◆ STATED TASK
Quote word for word the lines below, beginning with the first and ending with the one that has "([xshift=65pt, yshift=164pt]tas.base west);". Drop the pictures.

◆ DATASET CONTENT
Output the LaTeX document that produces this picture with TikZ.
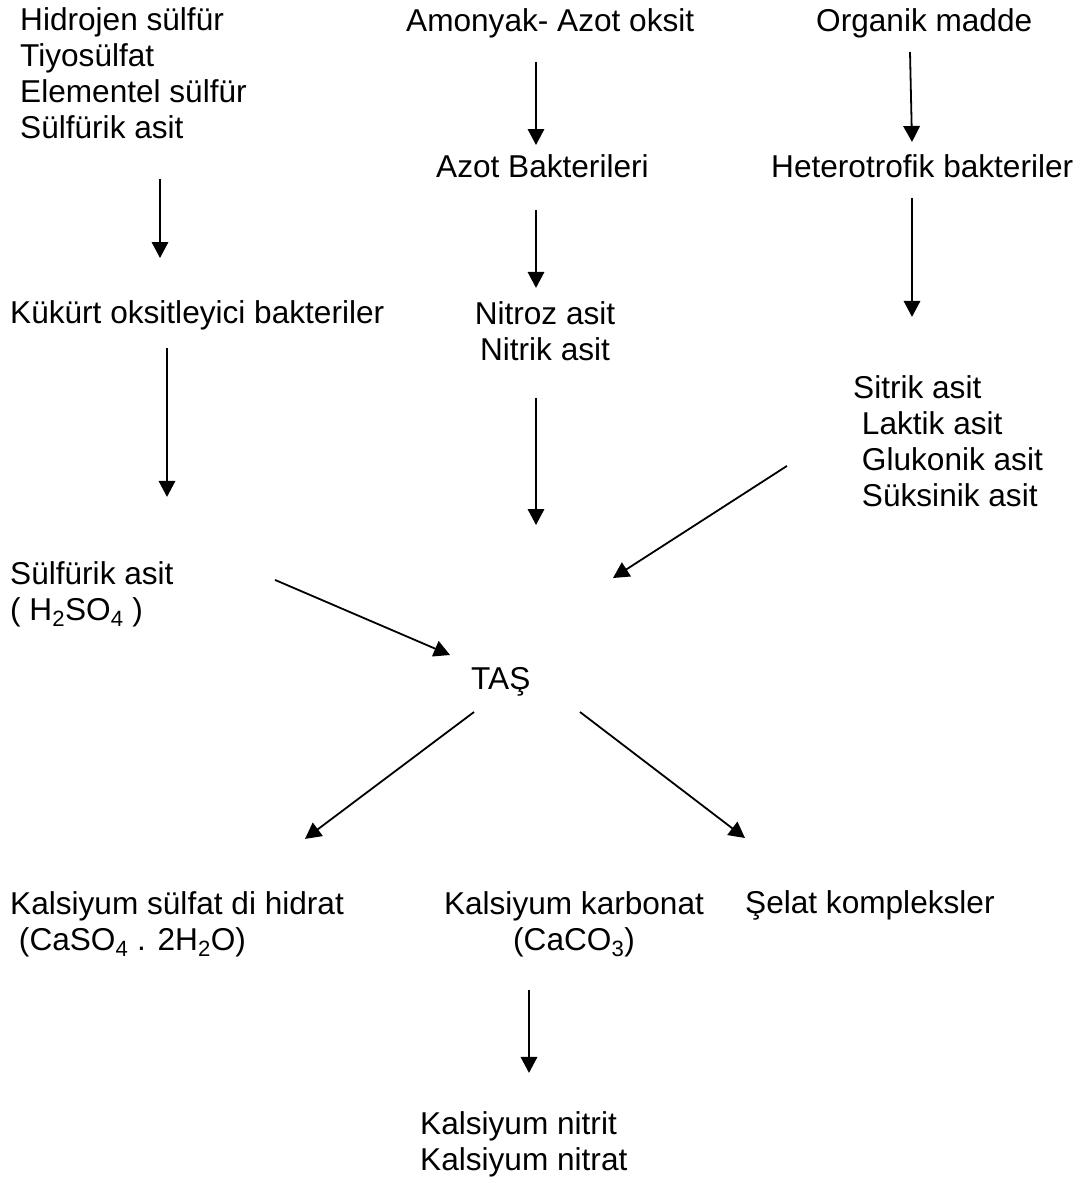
\documentclass[tikz,border=0pt]{standalone}
\usepackage{fontspec}
\setmainfont{Liberation Sans}
\usetikzlibrary{arrows.meta}

\begin{document}
\begin{tikzpicture}[x=1pt, y=-1pt,
  font=\fontsize{31.6}{36}\selectfont,
  txt/.style={inner sep=0pt, anchor=base west, align=left},
  mid/.style={inner sep=0pt, anchor=base, align=center},
  arr/.style={-{Triangle[length=16pt, width=16.5pt]}, line width=1.8pt}]
\useasboundingbox (0,0) rectangle (1081,1183);

% --- sulfur branch (multi-line nodes sit on their last baseline)
\node[txt] (sulfur) at (20,138) {Hidrojen sülfür\\Tiyosülfat\\Elementel sülfür\\Sülfürik asit};
\node[txt] (kob) at (10,323) {Kükürt oksitleyici bakteriler};
\node[txt] (h2so4) at (10,620) {Sülfürik asit\\( H\textsubscript{2}SO\textsubscript{4} )};

% --- nitrogen branch
\node[txt] (amonyak) at (406,31) {Amonyak- Azot oksit};
\node[txt] (azotbak) at (436,177) {Azot Bakterileri};
\node[mid] (nitroz) at (545,360) {Nitroz asit\\Nitrik asit};

% --- organic branch
\node[txt] (organik) at (816,31) {Organik madde};
\node[txt] (hetero) at (771,177) {Heterotrofik bakteriler};
\node[txt] (asitler) at (853,506) {Sitrik asit\\~Laktik asit\\~Glukonik asit\\~Süksinik asit};

% --- stone and products
\node[txt] (tas) at (471,689) {TAŞ};
\node[txt] (kalsulf) at (10,950) {Kalsiyum sülfat di hidrat\\~(CaSO\textsubscript{4} . 2H\textsubscript{2}O)};
\node[mid] (kalkarb) at (574,950) {Kalsiyum karbonat\\(CaCO\textsubscript{3})};
\node[txt] (selat) at (745,913) {Şelat kompleksler};
\node[txt] (kalnit) at (420,1170) {Kalsiyum nitrit\\Kalsiyum nitrat};

\draw[arr] ([xshift=140pt, yshift=-40pt]sulfur.south west) -- ([xshift=150pt, yshift=65pt]kob.base west);
\draw[arr] ([xshift=157pt, yshift=-25pt]kob.base west) -- ([xshift=157pt, yshift=64pt]h2so4.north west);
\draw[arr] ([xshift=265pt, yshift=-19pt]h2so4.north west) -- ([xshift=-21pt, yshift=34pt]tas.base west);

\draw[arr] ([xshift=130pt, yshift=-31pt]amonyak.base west) -- ([xshift=100pt, yshift=32pt]azotbak.base west);
\draw[arr] ([xshift=100pt, yshift=-33pt]azotbak.base west) -- ([xshift=-9pt, yshift=13pt]nitroz.north);
\draw[arr] ([xshift=-9pt, yshift=-37pt]nitroz.south) -- ([xshift=65pt, yshift=164pt]tas.base west);

\draw[arr] ([xshift=94pt, yshift=-21pt]organik.base west) -- ([xshift=141pt, yshift=35pt]hetero.base west);
\draw[arr] ([xshift=141pt, yshift=-21pt]hetero.base west) -- ([xshift=59pt, yshift=58pt]asitler.north west);
\draw[arr] ([xshift=-66pt, yshift=-91pt]asitler.north west) -- ([xshift=142pt, yshift=111pt]tas.base west);

\draw[arr] ([xshift=3pt, yshift=-23pt]tas.base west) -- ([xshift=295pt, yshift=52pt]kalsulf.north west);
\draw[arr] ([xshift=109pt, yshift=-23pt]tas.base west) -- ([yshift=75pt]selat.base west);
\draw[arr] ([xshift=-45pt, yshift=-33pt]kalkarb.south) -- ([xshift=109pt, yshift=38pt]kalnit.north west);
\end{tikzpicture}
\end{document}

◆ EXERCISE RESULT
Output the LaTeX document that produces this picture with TikZ.
\documentclass[tikz,border=0pt]{standalone}
\usepackage{fontspec}
\setmainfont{Liberation Sans}
\usetikzlibrary{arrows.meta}

\begin{document}
\begin{tikzpicture}[x=1pt, y=-1pt,
  font=\fontsize{31.6}{36}\selectfont,
  txt/.style={inner sep=0pt, anchor=base west, align=left},
  mid/.style={inner sep=0pt, anchor=base, align=center},
  arr/.style={-{Triangle[length=16pt, width=16.5pt]}, line width=1.8pt}]
\useasboundingbox (0,0) rectangle (1081,1183);

% --- sulfur branch (multi-line nodes sit on their last baseline)
\node[txt] (sulfur) at (20,138) {Hidrojen sülfür\\Tiyosülfat\\Elementel sülfür\\Sülfürik asit};
\node[txt] (kob) at (10,323) {Kükürt oksitleyici bakteriler};
\node[txt] (h2so4) at (10,620) {Sülfürik asit\\( H\textsubscript{2}SO\textsubscript{4} )};

% --- nitrogen branch
\node[txt] (amonyak) at (406,31) {Amonyak- Azot oksit};
\node[txt] (azotbak) at (436,177) {Azot Bakterileri};
\node[mid] (nitroz) at (545,360) {Nitroz asit\\Nitrik asit};

% --- organic branch
\node[txt] (organik) at (816,31) {Organik madde};
\node[txt] (hetero) at (771,177) {Heterotrofik bakteriler};
\node[txt] (asitler) at (853,506) {Sitrik asit\\~Laktik asit\\~Glukonik asit\\~Süksinik asit};

% --- stone and products
\node[txt] (tas) at (471,689) {TAŞ};
\node[txt] (kalsulf) at (10,950) {Kalsiyum sülfat di hidrat\\~(CaSO\textsubscript{4} . 2H\textsubscript{2}O)};
\node[mid] (kalkarb) at (574,950) {Kalsiyum karbonat\\(CaCO\textsubscript{3})};
\node[txt] (selat) at (745,913) {Şelat kompleksler};
\node[txt] (kalnit) at (420,1170) {Kalsiyum nitrit\\Kalsiyum nitrat};

\draw[arr] ([xshift=140pt, yshift=-40pt]sulfur.south west) -- ([xshift=150pt, yshift=65pt]kob.base west);
\draw[arr] ([xshift=157pt, yshift=-25pt]kob.base west) -- ([xshift=157pt, yshift=64pt]h2so4.north west);
\draw[arr] ([xshift=265pt, yshift=-19pt]h2so4.north west) -- ([xshift=-21pt, yshift=34pt]tas.base west);

\draw[arr] ([xshift=130pt, yshift=-31pt]amonyak.base west) -- ([xshift=100pt, yshift=32pt]azotbak.base west);
\draw[arr] ([xshift=100pt, yshift=-33pt]azotbak.base west) -- ([xshift=-9pt, yshift=13pt]nitroz.north);
\draw[arr] ([xshift=-9pt, yshift=-37pt]nitroz.south) -- ([xshift=65pt, yshift=164pt]tas.base west);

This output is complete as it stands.